Penalties for Rape (Article 266-B)
- Rape under the first paragraph is punishable by reclusion perpetua (life imprisonment).
- If rape involves deadly weapons, multiple assailants, victim's insanity, or homicide during the act, penalties range from reclusion perpetua to death.
- Death penalty applies under aggravating conditions including:
- Victim under 18 and offender related by family or guardianship.
- Victim under police, military, or institutional custody.
- Commission in presence of close relatives.
- Victim is a religious person known to the offender.
- Victim is a child below 7 years.
- Offender transmits HIV/AIDS or other STDs to the victim.
- Offender is law enforcement or military abusing position.
- Victim suffers permanent physical mutilation or disability.
- Offender knew victim's pregnancy.
- Offender knew victim's mental, emotional, or physical handicap.
- Rape under the second paragraph (involving sexual assault other than carnal knowledge) carries penalties from prision mayor (medium imprisonment) to reclusion temporal (12 years and 1 day to 20 years) depending on circumstances.
- Penalties escalate with use of weapons, multiple offenders, resulting insanity, homicide, or qualifying aggravating circumstances.

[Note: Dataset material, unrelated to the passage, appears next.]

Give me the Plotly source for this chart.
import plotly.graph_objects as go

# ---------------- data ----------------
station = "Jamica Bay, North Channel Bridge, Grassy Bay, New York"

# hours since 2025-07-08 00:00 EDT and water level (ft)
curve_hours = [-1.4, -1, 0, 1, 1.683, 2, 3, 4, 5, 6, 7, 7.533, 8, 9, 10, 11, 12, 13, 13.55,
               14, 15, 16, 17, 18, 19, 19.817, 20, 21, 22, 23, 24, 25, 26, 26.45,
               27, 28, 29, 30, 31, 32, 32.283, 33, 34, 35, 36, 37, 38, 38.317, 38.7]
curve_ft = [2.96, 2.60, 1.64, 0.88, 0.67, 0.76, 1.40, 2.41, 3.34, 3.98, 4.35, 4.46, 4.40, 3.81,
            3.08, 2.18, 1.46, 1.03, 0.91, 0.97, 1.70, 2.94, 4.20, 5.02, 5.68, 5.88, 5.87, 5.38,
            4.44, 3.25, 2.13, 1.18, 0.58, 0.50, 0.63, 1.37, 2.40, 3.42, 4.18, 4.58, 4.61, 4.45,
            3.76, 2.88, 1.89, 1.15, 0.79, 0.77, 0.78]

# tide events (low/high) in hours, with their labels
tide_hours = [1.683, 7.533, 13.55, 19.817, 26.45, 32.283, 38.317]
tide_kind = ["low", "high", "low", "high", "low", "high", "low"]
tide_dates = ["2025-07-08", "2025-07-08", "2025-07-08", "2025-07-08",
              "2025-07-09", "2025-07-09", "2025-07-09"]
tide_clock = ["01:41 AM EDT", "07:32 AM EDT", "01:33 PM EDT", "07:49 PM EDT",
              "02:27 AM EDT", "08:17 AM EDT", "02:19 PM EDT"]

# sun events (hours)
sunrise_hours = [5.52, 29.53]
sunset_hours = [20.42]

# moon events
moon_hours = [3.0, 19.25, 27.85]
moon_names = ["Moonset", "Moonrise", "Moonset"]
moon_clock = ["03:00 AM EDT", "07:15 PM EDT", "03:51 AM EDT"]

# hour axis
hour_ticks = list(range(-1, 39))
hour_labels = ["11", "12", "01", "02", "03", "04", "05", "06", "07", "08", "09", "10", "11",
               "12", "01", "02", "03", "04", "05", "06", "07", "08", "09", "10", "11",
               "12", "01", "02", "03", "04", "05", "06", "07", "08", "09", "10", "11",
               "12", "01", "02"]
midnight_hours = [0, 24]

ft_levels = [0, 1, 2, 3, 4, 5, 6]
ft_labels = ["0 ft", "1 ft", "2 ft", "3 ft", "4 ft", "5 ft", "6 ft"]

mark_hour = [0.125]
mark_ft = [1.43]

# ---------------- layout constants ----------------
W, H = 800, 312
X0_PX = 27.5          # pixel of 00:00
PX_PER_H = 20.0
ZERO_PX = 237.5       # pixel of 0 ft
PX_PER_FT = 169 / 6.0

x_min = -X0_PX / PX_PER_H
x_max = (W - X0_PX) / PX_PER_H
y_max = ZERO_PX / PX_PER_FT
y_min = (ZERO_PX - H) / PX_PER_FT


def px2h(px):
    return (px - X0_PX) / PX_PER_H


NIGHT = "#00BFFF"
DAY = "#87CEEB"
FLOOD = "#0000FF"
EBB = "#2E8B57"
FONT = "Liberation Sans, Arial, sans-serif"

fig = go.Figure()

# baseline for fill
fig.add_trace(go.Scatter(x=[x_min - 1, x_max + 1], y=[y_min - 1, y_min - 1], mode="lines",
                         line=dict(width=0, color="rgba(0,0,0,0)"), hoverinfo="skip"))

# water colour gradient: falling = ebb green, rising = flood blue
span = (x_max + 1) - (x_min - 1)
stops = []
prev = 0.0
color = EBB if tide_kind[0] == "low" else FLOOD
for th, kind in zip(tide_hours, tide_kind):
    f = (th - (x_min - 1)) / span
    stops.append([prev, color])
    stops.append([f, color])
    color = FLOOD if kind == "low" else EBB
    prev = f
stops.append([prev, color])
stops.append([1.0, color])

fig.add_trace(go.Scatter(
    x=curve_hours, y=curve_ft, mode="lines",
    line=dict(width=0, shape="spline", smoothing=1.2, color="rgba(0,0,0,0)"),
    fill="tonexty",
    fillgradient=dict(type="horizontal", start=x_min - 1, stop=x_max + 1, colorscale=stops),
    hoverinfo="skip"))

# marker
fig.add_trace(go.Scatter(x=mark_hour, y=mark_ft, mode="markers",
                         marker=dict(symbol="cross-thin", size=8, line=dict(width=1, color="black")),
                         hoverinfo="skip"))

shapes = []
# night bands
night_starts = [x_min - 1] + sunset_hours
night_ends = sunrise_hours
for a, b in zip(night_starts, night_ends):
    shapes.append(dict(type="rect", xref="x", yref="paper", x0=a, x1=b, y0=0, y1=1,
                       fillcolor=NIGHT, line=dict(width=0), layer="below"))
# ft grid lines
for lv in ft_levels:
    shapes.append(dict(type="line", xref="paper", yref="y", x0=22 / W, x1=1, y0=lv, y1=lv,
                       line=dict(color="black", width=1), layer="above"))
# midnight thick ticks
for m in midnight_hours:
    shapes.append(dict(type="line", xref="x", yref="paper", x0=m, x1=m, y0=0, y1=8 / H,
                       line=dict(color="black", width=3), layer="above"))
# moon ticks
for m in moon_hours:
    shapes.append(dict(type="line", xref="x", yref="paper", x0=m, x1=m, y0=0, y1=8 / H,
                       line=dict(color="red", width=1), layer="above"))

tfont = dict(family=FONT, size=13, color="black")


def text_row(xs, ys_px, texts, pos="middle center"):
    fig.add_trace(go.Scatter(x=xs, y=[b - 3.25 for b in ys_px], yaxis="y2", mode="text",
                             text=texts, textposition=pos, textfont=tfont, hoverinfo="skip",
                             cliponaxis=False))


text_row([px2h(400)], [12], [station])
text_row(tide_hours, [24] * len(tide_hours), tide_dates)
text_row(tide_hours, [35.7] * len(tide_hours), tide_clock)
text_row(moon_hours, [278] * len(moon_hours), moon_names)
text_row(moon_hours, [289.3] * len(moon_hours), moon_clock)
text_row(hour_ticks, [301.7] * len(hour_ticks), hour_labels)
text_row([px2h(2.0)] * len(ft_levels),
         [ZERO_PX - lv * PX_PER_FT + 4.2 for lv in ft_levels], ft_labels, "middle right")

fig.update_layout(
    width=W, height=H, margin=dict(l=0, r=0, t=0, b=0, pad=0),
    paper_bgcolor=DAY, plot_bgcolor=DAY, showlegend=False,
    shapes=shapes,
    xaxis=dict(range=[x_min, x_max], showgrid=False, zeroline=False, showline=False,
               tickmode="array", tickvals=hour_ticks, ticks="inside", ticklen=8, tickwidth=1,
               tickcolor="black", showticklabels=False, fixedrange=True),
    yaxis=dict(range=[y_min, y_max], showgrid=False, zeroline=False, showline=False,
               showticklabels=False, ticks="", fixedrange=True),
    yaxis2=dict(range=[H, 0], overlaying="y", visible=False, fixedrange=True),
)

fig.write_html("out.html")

Effect of Marriage and Forgiveness on Criminal Action (Article 266-C)
- Valid subsequent marriage between offender and offended extinguishes criminal action and penalties.

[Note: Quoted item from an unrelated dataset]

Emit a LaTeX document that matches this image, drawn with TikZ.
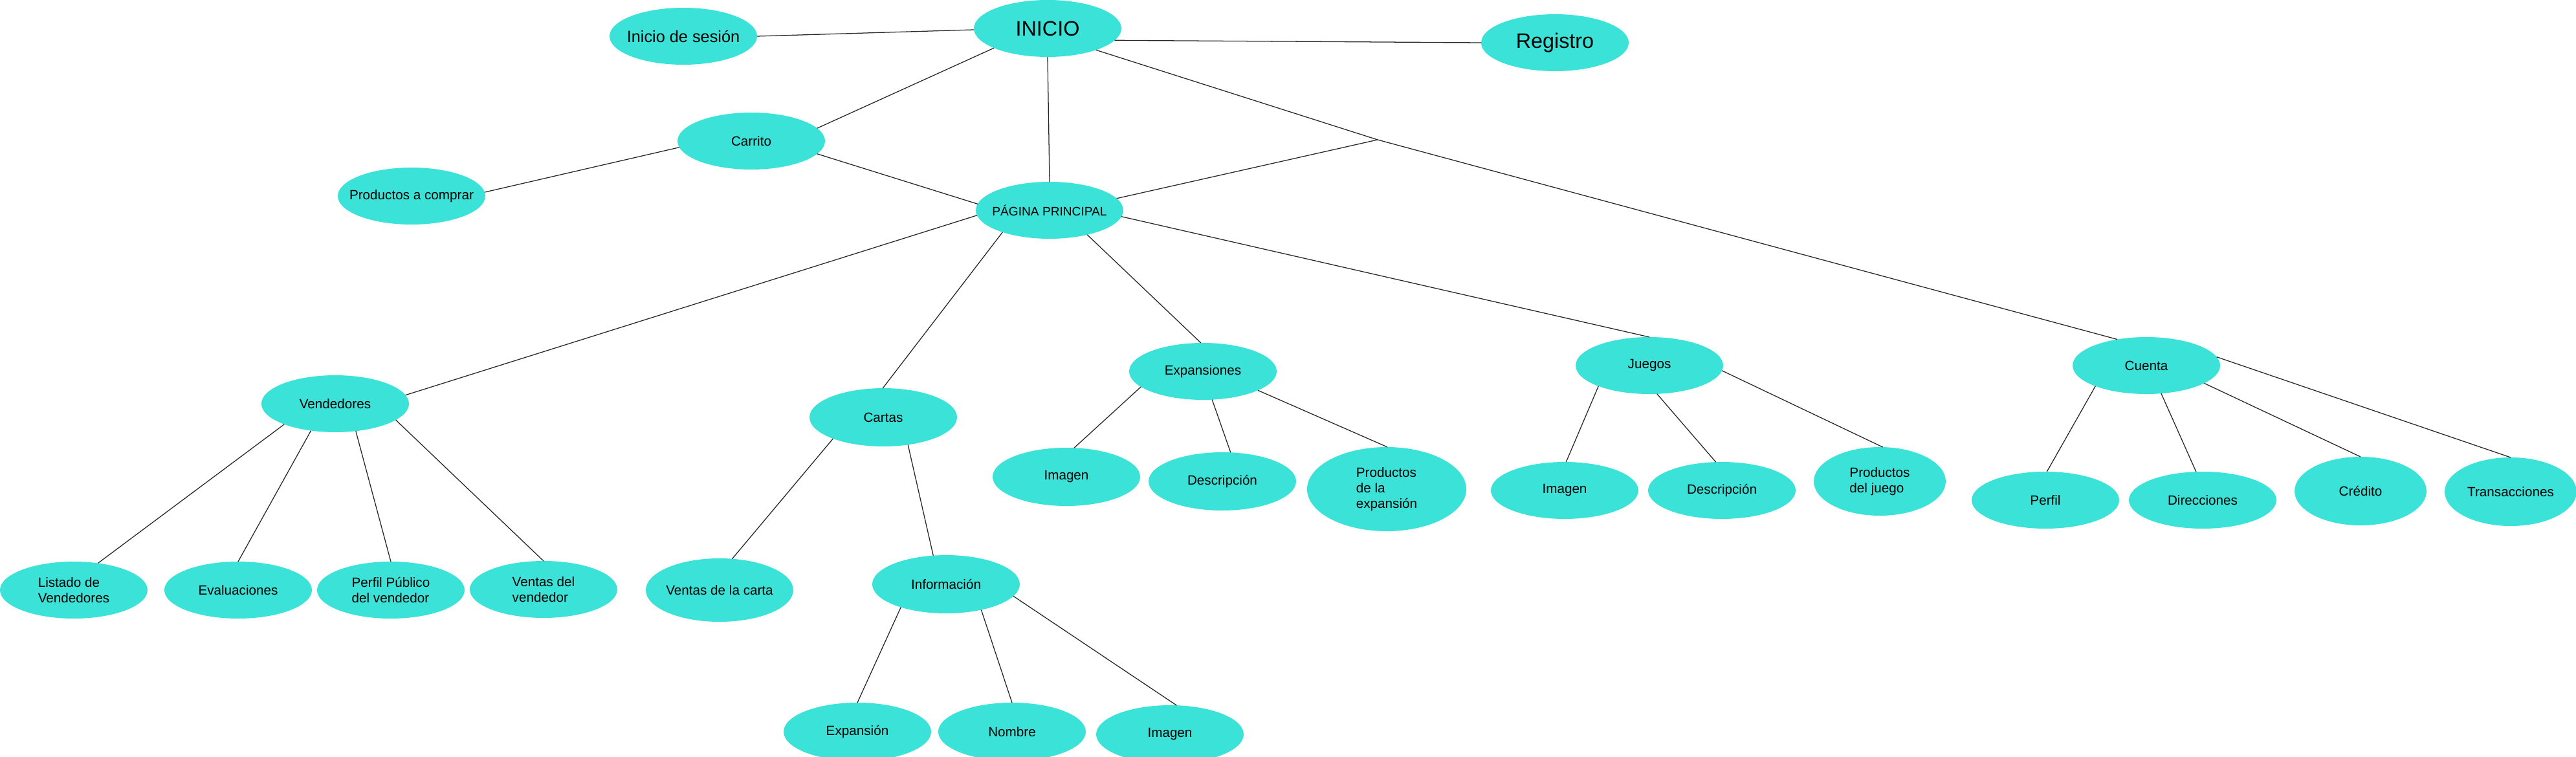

- If offender is the legal husband, the wife's subsequent forgiveness similarly extinguishes criminal action or penalty.
- Forgiveness or marriage does not extinguish crime if the marriage is void from the start.
Evidentiary Presumptions (Article 266-D)
- Any physical overt act showing resistance by the offended party can be accepted as evidence.
- Where the offended party's situation renders her incapable of giving valid consent, this may also serve as evidence in prosecution.
Separability Clause
- Invalidity or unconstitutionality of any provision does not affect the validity of the rest of the Act.
Repealing Clause
- Previous laws inconsistent with this Act, including former Article 335 of the Revised Penal Code, are amended, modified, or repealed.
Effectivity
- The Act takes effect 15 days after its publication in two newspapers of general circulation.